* **Task details**
Only the lines from the top of the listing below to the line that has "fig = plt.figure(figsize=(W" should be echoed, with both ends kept and pictures left out.
[Begin]
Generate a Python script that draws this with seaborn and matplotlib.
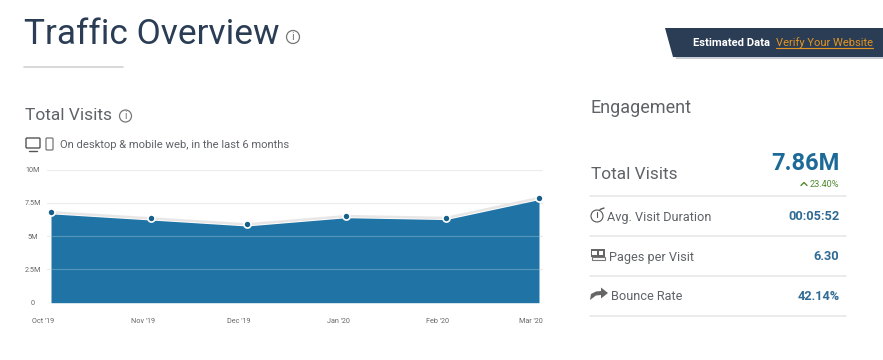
import pandas as pd
import matplotlib.pyplot as plt
from matplotlib.patches import Circle, FancyBboxPatch, Polygon, Rectangle
from matplotlib.transforms import ScaledTranslation
import seaborn as sns

# --- DATA ---
MONTHS = ["2019-10-01", "2019-11-01", "2019-12-01", "2020-01-01", "2020-02-01", "2020-03-01"]
MONTH_LABELS = ["Oct '19", "Nov '19", "Dec '19", "Jan '20", "Feb '20", "Mar '20"]
VISITS_M = [6.79, 6.33, 5.88, 6.50, 6.36, 7.86]
Y_TICKS = [0, 2.5, 5, 7.5, 10]
Y_LABELS = ["0", "2.5M", "5M", "7.5M", "10M"]
ROW_LABELS = ["Avg. Visit Duration", "Pages per Visit", "Bounce Rate"]
ROW_VALUES = ["00:05:52", "6.30", "42.14%"]

BLUE = "#1f74a5"
NAVY = "#2b3d55"
GREY = "#5f6368"
VALUE_BLUE = "#2f6b94"

sns.set_style("white")
plt.rcParams['font.family'] = ['Roboto', 'DejaVu Sans']

W, H = 883, 360
fig = plt.figure(figsize=(W / 100, H / 100), dpi=100, facecolor="white")

# Page layer in pixel coordinates for the text and icons around the chart
page = fig.add_axes([0, 0, 1, 1])
page.set_xlim(0, W)
page.set_ylim(H, 0)
page.axis("off")

# Chart
ax = fig.add_axes([47 / W, 1 - 302.7 / H, 496 / W, 133.2 / H])
df = pd.DataFrame({"month": pd.to_datetime(MONTHS), "visits": VISITS_M})
pad = pd.Timedelta(days=1.25)
ax.set_xlim(df["month"].iloc[0] - pad, df["month"].iloc[-1] + pad)
ax.set_ylim(0, 10)

ax.fill_between(df["month"], df["visits"] - 0.12, 0, color=BLUE, lw=0, zorder=2)
ax.hlines(Y_TICKS[1:3], df["month"].iloc[0], df["month"].iloc[-1], color="white",
          alpha=0.25, lw=0.8, zorder=3)
sns.lineplot(data=df, x="month", y="visits", ax=ax, color="#e9e6e6", lw=1.8, zorder=4)
sns.scatterplot(data=df, x="month", y="visits", ax=ax, color="#155f8a", s=26,
                edgecolor="white", linewidth=1.2, zorder=5, clip_on=False)

ax.set_yticks(Y_TICKS, Y_LABELS)
ax.set_xticks(df["month"], MONTH_LABELS)
ax.set_xlabel("")
ax.set_ylabel("")
ax.grid(axis="y", color="#ececec", lw=0.8)
ax.set_axisbelow(True)
sns.despine(ax=ax, left=True, bottom=True)
ax.tick_params(axis="y", length=0, pad=10, labelsize=5.2, labelcolor="#666666")
ax.tick_params(axis="x", length=2.5, width=0.6, color="#dddddd", pad=8.5,
               labelsize=5.2, labelcolor="#666666")
for lab in ax.get_yticklabels():
    lab.set_ha("center")
shift = ScaledTranslation(-8 / 100, 0, fig.dpi_scale_trans)
for lab in ax.get_xticklabels():
    lab.set_transform(lab.get_transform() + shift)


def info_icon(x, y, r, color="#777777"):
    page.add_patch(Circle((x, y), r, fill=False, ec=color, lw=0.9))
    page.text(x, y + 0.3, "i", color=color, fontsize=r * 1.25, ha="center", va="center")


# Header
page.text(24, 35, "Traffic Overview", color=NAVY, fontsize=25.4, va="center")
page.plot([24, 123], [67, 67], color="#d2d2d2", lw=1.2)
info_icon(293, 37, 6.5)

page.text(25, 116, "Total Visits", color=GREY, fontsize=12.5, va="center")
info_icon(125.5, 116, 6)

# Monitor and phone icons
page.add_patch(FancyBboxPatch((26, 138), 14, 10, boxstyle="round,pad=0,rounding_size=1",
                              fill=False, ec="#555555", lw=1))
page.plot([29, 37], [150.5, 150.5], color="#555555", lw=1)
page.add_patch(FancyBboxPatch((46, 138), 7, 12, boxstyle="round,pad=0,rounding_size=1",
                              fill=False, ec="#666666", lw=0.8))
page.text(60, 145, "On desktop & mobile web, in the last 6 months", color=GREY,
          fontsize=8.1, va="center")

# Banner
page.add_patch(Polygon([(668, 30), (883, 30), (883, 59), (676, 59)], color="#c9ced4", lw=0))
page.add_patch(Polygon([(665, 28), (883, 28), (883, 57), (673, 57)], color=NAVY, lw=0))
page.text(693, 42.5, "Estimated Data", color="white", fontsize=8.1, fontweight="bold", va="center")
page.text(776, 42.5, "Verify Your Website", color="#e3951f", fontsize=8, va="center")
page.plot([776, 873], [47.5, 47.5], color="#e3951f", lw=0.8)

# Engagement panel
page.text(591, 108, "Engagement", color=GREY, fontsize=13, va="center")
page.text(591, 174.5, "Total Visits", color=GREY, fontsize=12.4, va="center")
page.text(839.5, 164, "7.86M", color="#1c6a98", fontsize=17, fontweight="bold",
          ha="right", va="center")
page.text(839.5, 184.5, "23.40%", color="#4f8a2f", fontsize=6.6, ha="right", va="center")
page.plot([801, 804, 807], [185.5, 182.5, 185.5], color="#4f8a2f", lw=1)
for y in [196, 236, 276, 316]:
    page.plot([590, 846], [y, y], color="#e8e8e8", lw=1.2)

row_x = [607, 609, 611]
row_y = [217, 257, 296.5]
for label, value, x, y in zip(ROW_LABELS, ROW_VALUES, row_x, row_y):
    page.text(x, y, label, color=GREY, fontsize=9.2, va="center")
    page.text(839.5, y, value, color=VALUE_BLUE, fontsize=9.2, fontweight="bold",
              ha="right", va="center")

# Stopwatch
page.add_patch(Circle((597, 216), 6, fill=False, ec="#555555", lw=0.8))
page.plot([597, 597], [212, 216.5], color="#555555", lw=0.8)
page.plot([600, 604], [209.5, 208], color="#555555", lw=1)
# Newspaper
page.add_patch(Rectangle((590.5, 249), 14, 8, color="#666666", lw=0))
page.add_patch(Rectangle((592, 250.5), 5, 4, color="white", lw=0))
page.add_patch(Rectangle((598.5, 250.5), 4.5, 4, color="white", lw=0))
page.add_patch(Rectangle((592, 257), 13, 3, fill=False, ec="#777777", lw=0.8))
# Share arrow
page.add_patch(Polygon([(590, 300), (591, 294), (596, 291.5), (601, 291), (601, 287.5),
                        (608, 293), (601, 298.5), (601, 295), (596, 295.5)],
                       color="#666666", lw=0))

fig.savefig("out.png", dpi=100, facecolor="white")
plt.close(fig)
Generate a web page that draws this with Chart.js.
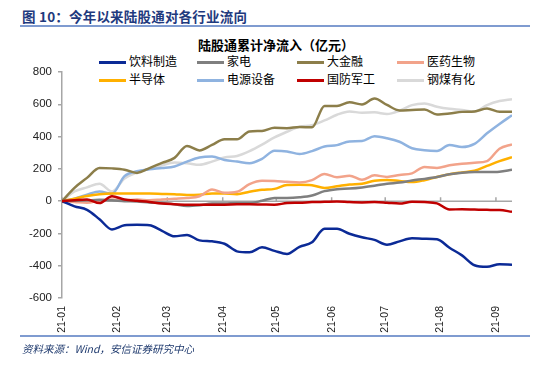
<!DOCTYPE html>
<html>
<head>
<meta charset="utf-8">
<script src="https://cdn.jsdelivr.net/npm/chart.js@4.4.1/dist/chart.umd.min.js"></script>
<style>
  html, body { margin:0; padding:0; background:#fff; }
  body { width:550px; height:369px; position:relative; overflow:hidden;
         font-family: "Liberation Sans", "Noto Sans CJK SC", sans-serif; }
  #c { position:absolute; left:0; top:0; }
  .hdr { position:absolute; left:22px; top:6px; font-family:"Noto Sans CJK SC", sans-serif;
         font-weight:bold; font-size:13.5px; color:#1f3a7e; white-space:nowrap; letter-spacing:0.2px; }
  .hline { position:absolute; left:20px; width:510px; height:2px; background:#7f9bd0; }
  .title { position:absolute; left:0; width:552px; top:35px; text-align:center;
           font-family:"Noto Sans CJK SC", sans-serif; font-weight:bold; font-size:13px; color:#000; }
  .lg { position:absolute; height:14px; font-family:"Noto Sans CJK SC", sans-serif; font-size:12px;
        color:#000; white-space:nowrap; line-height:14px; }
  .lg i { position:absolute; left:0; top:6px; width:27px; height:3px; }
  .lg span { position:absolute; left:30px; top:-1px; }
  .src { position:absolute; left:22px; top:341px; font-family:"Noto Sans CJK SC", sans-serif;
         font-style:italic; font-size:10.5px; color:#1f3a6e; white-space:nowrap; }
</style>
</head>
<body>
<div class="hdr">图 10：今年以来陆股通对各行业流向</div>
<div class="hline" style="top:25px"></div>
<div class="title">陆股通累计净流入（亿元）</div>
<div id="legend"></div>
<canvas id="c" width="550" height="369"></canvas>
<div class="hline" style="top:335px"></div>
<div class="src">资料来源：Wind，安信证券研究中心</div>
<script>
// ---- data ----
const days = [0,7,14,21,28,35,42,49,56,63,70,77,84,91,98,105,112,119,126,133,140,147,154,161,168,175,182,189,196,203,210,217,224,231,238,245,252];
const monthDays = [0,31,59,90,120,151,181,212,243];
const monthLabels = ['21-01','21-02','21-03','21-04','21-05','21-06','21-07','21-08','21-09'];
const yTicks = [-600,-400,-200,0,200,400,600,800];

const seriesNames = ['饮料制造','家电','大金融','医药生物','半导体','电源设备','国防军工','钢煤有化'];
const seriesColors = ['#0b2a96','#7f7f7f','#8c7e4a','#f2a38a','#ffb000','#8fb3e0','#c00000','#d9d9d9'];

const beverage = [0,-32,-54,-112,-175,-150,-147,-150,-184,-218,-209,-243,-249,-264,-311,-317,-286,-308,-327,-283,-255,-171,-171,-202,-224,-240,-270,-249,-230,-233,-236,-289,-336,-397,-407,-391,-394];
const appliance = [0,2,5,8,5,0,-2,-8,-12,-20,-30,-25,-15,-15,-12,-12,2,20,20,24,35,62,74,78,85,95,108,115,128,138,150,166,176,180,180,182,194];
const finance = [0,82,144,206,203,195,175,205,237,268,342,314,348,383,383,432,435,454,452,460,457,590,590,612,599,636,596,562,565,568,537,543,553,556,574,553,553];
const pharma = [0,-5,-10,5,10,5,10,5,10,15,20,30,72,52,58,105,126,125,120,116,130,168,148,158,132,160,150,162,172,212,206,222,232,238,248,325,352];
const semi = [0,15,32,43,47,47,47,47,45,43,38,40,48,47,43,58,70,76,100,101,98,82,92,103,108,126,131,125,118,130,150,167,178,188,218,248,272];
const power = [0,15,40,60,45,155,185,197,205,215,245,270,276,255,245,235,262,312,308,292,310,338,347,370,372,402,390,368,328,315,311,348,335,355,420,478,532];
const defense = [0,6,10,-12,30,10,2,-5,-15,-19,-22,-23,-22,-22,-20,-20,-21,-22,-12,-10,-6,-4,-2,-6,-8,-6,-10,-15,-4,-6,-14,-52,-50,-52,-54,-55,-66];
const steel = [0,60,85,108,60,140,178,200,222,240,235,225,245,270,280,310,350,395,430,460,470,500,535,555,548,550,540,560,595,605,585,572,565,555,595,620,632];

const seriesValues = [beverage, appliance, finance, pharma, semi, power, defense, steel];

// ---- legend (HTML grid, 4 columns x 2 rows) ----
const lgCols = [99, 197, 297, 397];
const lgRows = [55, 73];
const lgEl = document.getElementById('legend');
seriesNames.forEach((n, i) => {
  const d = document.createElement('div');
  d.className = 'lg';
  d.style.left = lgCols[i % 4] + 'px';
  d.style.top = lgRows[Math.floor(i / 4)] + 'px';
  d.innerHTML = '<i style="background:' + seriesColors[i] + '"></i><span>' + n + '</span>';
  lgEl.appendChild(d);
});

// ---- plugin: zero axis line with month tick marks ----
const zeroAxis = {
  id: 'zeroAxis',
  beforeDatasetsDraw(chart) {
    const { ctx, scales: { x, y } } = chart;
    const y0 = y.getPixelForValue(0);
    ctx.save();
    ctx.strokeStyle = '#a6a6a6';
    ctx.lineWidth = 1.5;
    ctx.beginPath();
    ctx.moveTo(x.left, y0);
    ctx.lineTo(x.right, y0);
    monthDays.forEach(v => {
      const px = x.getPixelForValue(v);
      ctx.moveTo(px, y0);
      ctx.lineTo(px, y0 - 4);
    });
    ctx.stroke();
    ctx.restore();
  }
};

const datasets = seriesNames.map((n, i) => ({
  label: n,
  data: days.map((d, k) => ({ x: d, y: seriesValues[i][k] })),
  borderColor: seriesColors[i],
  backgroundColor: seriesColors[i],
  borderWidth: 2.5,
  pointRadius: 0,
  cubicInterpolationMode: 'monotone',
  fill: false,
  order: i === 6 ? 0 : (i === 0 ? 1 : 2 + i)
}));

new Chart(document.getElementById('c'), {
  type: 'line',
  data: { datasets },
  options: {
    responsive: false,
    animation: false,
    devicePixelRatio: 1,
    layout: { padding: { left: 0, top: 72, right: 38, bottom: 33 } },
    plugins: { legend: { display: false }, title: { display: false }, tooltip: { enabled: false } },
    scales: {
      x: {
        type: 'linear',
        min: 0, max: 252,
        offset: false,
        afterBuildTicks: s => { s.ticks = monthDays.map(v => ({ value: v })); },
        afterFit: s => { s.height = 38; },
        grid: { display: false, drawTicks: false },
        border: { display: false },
        ticks: {
          autoSkip: false, maxRotation: 90, minRotation: 90, padding: 8,
          color: '#222', font: { family: 'Liberation Sans', size: 10.5 },
          callback: (v, i) => monthLabels[i]
        }
      },
      y: {
        min: -600, max: 800,
        afterBuildTicks: s => { s.ticks = yTicks.map(v => ({ value: v })); },
        afterFit: s => { s.width = 62; },
        grid: { drawOnChartArea: false, drawTicks: true, tickLength: 4, color: '#a6a6a6', lineWidth: 1.5 },
        border: { display: true, color: '#a6a6a6', width: 1.5 },
        ticks: { padding: 6, color: '#222', font: { family: 'Liberation Sans', size: 11.5 } }
      }
    }
  },
  plugins: [zeroAxis]
});
</script>
</body>
</html>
[End]
* **Expected answer**
Generate a Python script that draws this with seaborn and matplotlib.
import pandas as pd
import matplotlib.pyplot as plt
from matplotlib.patches import Circle, FancyBboxPatch, Polygon, Rectangle
from matplotlib.transforms import ScaledTranslation
import seaborn as sns

# --- DATA ---
MONTHS = ["2019-10-01", "2019-11-01", "2019-12-01", "2020-01-01", "2020-02-01", "2020-03-01"]
MONTH_LABELS = ["Oct '19", "Nov '19", "Dec '19", "Jan '20", "Feb '20", "Mar '20"]
VISITS_M = [6.79, 6.33, 5.88, 6.50, 6.36, 7.86]
Y_TICKS = [0, 2.5, 5, 7.5, 10]
Y_LABELS = ["0", "2.5M", "5M", "7.5M", "10M"]
ROW_LABELS = ["Avg. Visit Duration", "Pages per Visit", "Bounce Rate"]
ROW_VALUES = ["00:05:52", "6.30", "42.14%"]

BLUE = "#1f74a5"
NAVY = "#2b3d55"
GREY = "#5f6368"
VALUE_BLUE = "#2f6b94"

sns.set_style("white")
plt.rcParams['font.family'] = ['Roboto', 'DejaVu Sans']

W, H = 883, 360
fig = plt.figure(figsize=(W / 100, H / 100), dpi=100, facecolor="white")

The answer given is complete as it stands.